Fault tolerance target Node count Node size Max operating load
10% (one node can fail) at least 10 16 CPU cores 144 cores (160 × 90%)
20% (one node can fail) at least 5 32 CPU cores 128 cores (160 × 80%)

If one instance fails in either configuration, the remaining instances continue handling the peak load.

CPU-to-memory ratio

Select the ratio that matches your workload type:

  • 1:2 or 1:4: General-purpose workloads

  • 1:8: Memory-intensive applications such as Java services

GPU workloads

To maintain service stability and ensure accurate resource scheduling, do not mix GPU-accelerated and non-GPU instance types in the same node pool.

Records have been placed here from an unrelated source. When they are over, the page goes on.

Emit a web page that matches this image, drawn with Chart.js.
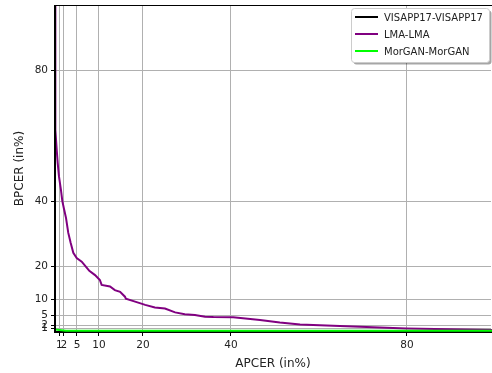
<!DOCTYPE html>
<html>
<head>
<meta charset="utf-8">
<script src="https://cdn.jsdelivr.net/npm/chart.js@4/dist/chart.umd.min.js"></script>
<style>
  body { margin: 0; background: #fff; }
  #wrap { width: 492px; height: 373px; }
</style>
</head>
<body>
<div id="wrap"><canvas id="det" width="492" height="373"></canvas></div>
<script>
// tick positions used on both axes
const tickValues = [1, 2, 5, 10, 20, 40, 80];

// VISAPP17 sits flat on zero
const visappApcer = [0, 100];
const visappBpcer = [0, 0];

// LMA curve
const lmaApcer = [0, 0, 0.16, 0.39, 0.61, 0.91, 1.36, 1.66, 2.05, 2.5, 3.02, 3.57, 4.16, 4.93, 6.07, 6.82, 7.8, 9.1, 10.2, 10.6, 12.5, 13.6, 14.8, 15.9, 16.1, 18.2, 20.5, 22.7, 25, 27.3, 29.5, 31.8, 34.1, 36, 40.5, 46.6, 51.1, 55.7, 60.2, 79.9, 99.5];
const lmaBpcer = [100, 64, 61.8, 55.7, 51.7, 47.5, 43.4, 40.1, 37.6, 34.9, 30.3, 27.2, 24.2, 22.6, 21.5, 20.3, 18.7, 17.4, 15.9, 14.4, 13.9, 12.8, 12.3, 10.8, 10.2, 9.3, 8.3, 7.5, 7.2, 6.0, 5.4, 5.2, 4.7, 4.6, 4.5, 3.7, 2.9, 2.3, 2.1, 1.1, 0.6];

// MorGAN hugs the bottom
const morganApcer = [0, 2.5, 100];
const morganBpcer = [0.8, 0.4, 0.4];

function toPoints(xs, ys) {
    return xs.map((x, i) => ({ x: x, y: ys[i] }));
}

const fontFamily = "'DejaVu Sans', sans-serif";
const textColor = "#222";

// spines over the lines, like matplotlib does
const spines = {
    id: "spines",
    afterDatasetsDraw(chart) {
        const ctx = chart.ctx;
        const a = chart.chartArea;
        ctx.save();
        ctx.strokeStyle = "#000";
        ctx.lineWidth = 1;
        ctx.beginPath();
        ctx.moveTo(a.left, a.top + 0.5);
        ctx.lineTo(a.right + 1, a.top + 0.5);
        ctx.stroke();
        ctx.lineWidth = 2;
        ctx.beginPath();
        ctx.moveTo(a.left, a.top);
        ctx.lineTo(a.left, a.bottom + 1);
        ctx.stroke();
        ctx.restore();
    }
};

// matplotlib-ish legend box in the upper right
const boxLegend = {
    id: "boxLegend",
    afterDraw(chart) {
        const ctx = chart.ctx;
        ctx.save();
        const bx = 351.5, by = 8.5, bw = 138, bh = 54;
        ctx.fillStyle = "rgba(0,0,0,0.35)";
        roundRect(ctx, bx + 2, by + 2, bw, bh, 3);
        ctx.fill();
        ctx.fillStyle = "#fff";
        ctx.strokeStyle = "#ccc";
        ctx.lineWidth = 1;
        roundRect(ctx, bx, by, bw, bh, 3);
        ctx.fill();
        ctx.stroke();

        ctx.font = "10px " + fontFamily;
        ctx.textBaseline = "middle";
        ctx.textAlign = "left";
        chart.data.datasets.forEach((ds, i) => {
            const y = 17 + i * 17;
            ctx.strokeStyle = ds.borderColor;
            ctx.lineWidth = 2;
            ctx.beginPath();
            ctx.moveTo(355, y);
            ctx.lineTo(378, y);
            ctx.stroke();
            ctx.fillStyle = textColor;
            ctx.fillText(ds.label, 384, y + 1);
        });
        ctx.restore();
    }
};

function roundRect(ctx, x, y, w, h, r) {
    ctx.beginPath();
    ctx.moveTo(x + r, y);
    ctx.lineTo(x + w - r, y);
    ctx.arcTo(x + w, y, x + w, y + r, r);
    ctx.lineTo(x + w, y + h - r);
    ctx.arcTo(x + w, y + h, x + w - r, y + h, r);
    ctx.lineTo(x + r, y + h);
    ctx.arcTo(x, y + h, x, y + h - r, r);
    ctx.lineTo(x, y + r);
    ctx.arcTo(x, y, x + r, y, r);
    ctx.closePath();
}

function fixedTicks(scale) {
    scale.ticks = tickValues.map(v => ({ value: v }));
}

new Chart(document.getElementById("det"), {
    type: "scatter",
    data: {
        datasets: [
            {
                label: "VISAPP17-VISAPP17",
                data: toPoints(visappApcer, visappBpcer),
                borderColor: "#000000",
                borderWidth: 2,
                showLine: true,
                pointRadius: 0,
                clip: 3,
                order: 3
            },
            {
                label: "LMA-LMA",
                data: toPoints(lmaApcer, lmaBpcer),
                borderColor: "#800080",
                borderWidth: 2,
                showLine: true,
                pointRadius: 0,
                clip: 3,
                order: 2
            },
            {
                label: "MorGAN-MorGAN",
                data: toPoints(morganApcer, morganBpcer),
                borderColor: "#00ff00",
                borderWidth: 2,
                showLine: true,
                pointRadius: 0,
                clip: 3,
                order: 1
            }
        ]
    },
    options: {
        responsive: false,
        animation: false,
        layout: { padding: { top: 5, right: 1, left: 0, bottom: 0 } },
        plugins: {
            legend: { display: false },
            tooltip: { enabled: false }
        },
        scales: {
            x: {
                type: "linear",
                min: 0,
                max: 99.1,
                afterBuildTicks: fixedTicks,
                afterFit: (s) => { s.height = 41; s.paddingLeft = 0; s.paddingRight = 0; },
                grid: { color: "#b0b0b0", lineWidth: 1, tickColor: "#000", tickLength: 4 },
                border: { color: "#000", width: 1 },
                ticks: {
                    color: textColor,
                    padding: 3,
                    maxRotation: 0,
                    autoSkip: false,
                    font: { family: fontFamily, size: 10.5 }
                },
                title: {
                    display: true,
                    text: "APCER (in%)",
                    color: textColor,
                    padding: { top: 0, bottom: 2 },
                    font: { family: fontFamily, size: 12 }
                }
            },
            y: {
                type: "linear",
                min: 0,
                max: 100,
                afterBuildTicks: fixedTicks,
                afterFit: (s) => { s.width = 55; s.paddingTop = 0; s.paddingBottom = 0; },
                grid: { color: "#b0b0b0", lineWidth: 1, tickColor: "#000", tickLength: 4 },
                border: { color: "#000", width: 1 },
                ticks: {
                    color: textColor,
                    padding: 3,
                    autoSkip: false,
                    font: { family: fontFamily, size: 10.5 }
                },
                title: {
                    display: true,
                    text: "BPCER (in%)",
                    color: textColor,
                    padding: { top: 13, bottom: 0 },
                    font: { family: fontFamily, size: 12 }
                }
            }
        }
    },
    plugins: [spines, boxLegend]
});
</script>
</body>
</html>
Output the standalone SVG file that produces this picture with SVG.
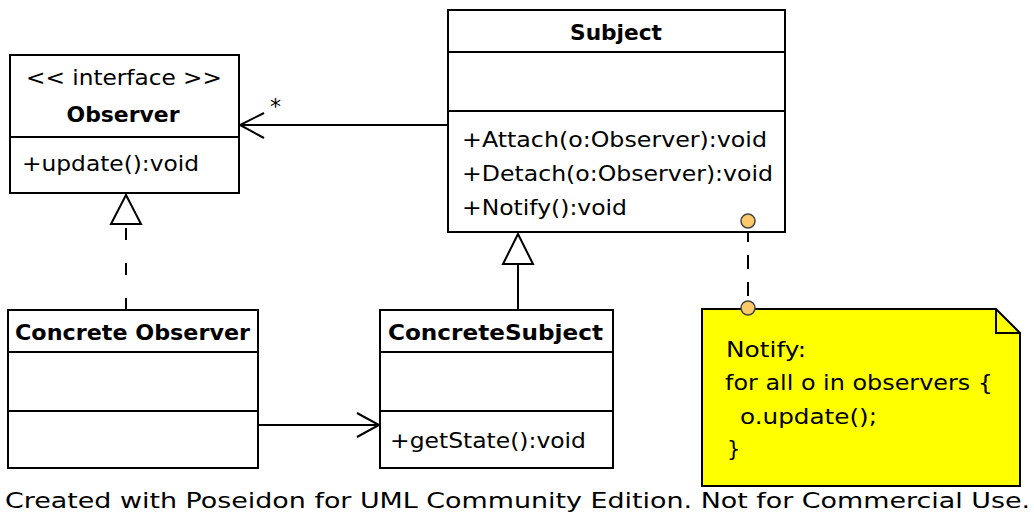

Persistent memory-optimized instances

Instance families such as re6p use a hybrid memory architecture combining regular memory and persistent memory. To enable persistent storage on these nodes, see Non-volatile memory volumes. For more information, see Instance families.

Large-scale clusters: ECS Bare Metal Instances

At approximately 1,000 CPU cores of daily scale, use ECS Bare Metal Instances. A single ECS Bare Metal Instance provides at least 96 CPU cores, so a 1,000-core cluster requires only 10–11 instances. For more information, see ECS Bare Metal Instances.

Select master node specifications

Master nodes run etcd, kube-apiserver, and kube-controller. For production ACK dedicated clusters, master node specifications must match cluster scale — larger clusters require higher-spec master nodes.

Cluster size in this topic is measured by the number of nodes. In practice, cluster size can also be measured by pod count, deployment frequency, or request volume.

Use small instances for personal testing and learning only. For production clusters, select master node specifications based on the following table.

Number of nodes Recommended master node specifications
1–5 4 CPU cores, 8 GB memory (2 cores/4 GB or lower not recommended)
6–20 4 CPU cores, 16 GB memory
21–100 8 CPU cores, 32 GB memory
100–200 16 CPU cores, 64 GB memory
200–500 (assess blast radius risk) 64 CPU cores, 128 GB memory

ECS Bare Metal Instances

ECS Bare Metal Instances are built on Alibaba Cloud's virtualization 2.0 technology. They combine the elasticity of virtual machines with the performance and features of physical servers, and support nested virtualization.

ECS Bare Metal Instances are suited for dedicated compute resources, encrypted computing, and hybrid cloud deployments. For an overview and supported instance families, see Overview of ECS Bare Metal Instances.

When to use ECS Bare Metal Instances:

  • Large cluster scale: At approximately 1,000 CPU cores of daily scale, each ECS Bare Metal Instance contributes at least 96 CPU cores, so you can build the cluster with only 10–11 instances.

  • Traffic spikes requiring rapid scale-out: ECS Bare Metal Instances deliver better performance than equivalently-spec'd physical servers and can provide millions of vCPUs to handle sudden traffic increases — for example, during e-commerce sales promotions.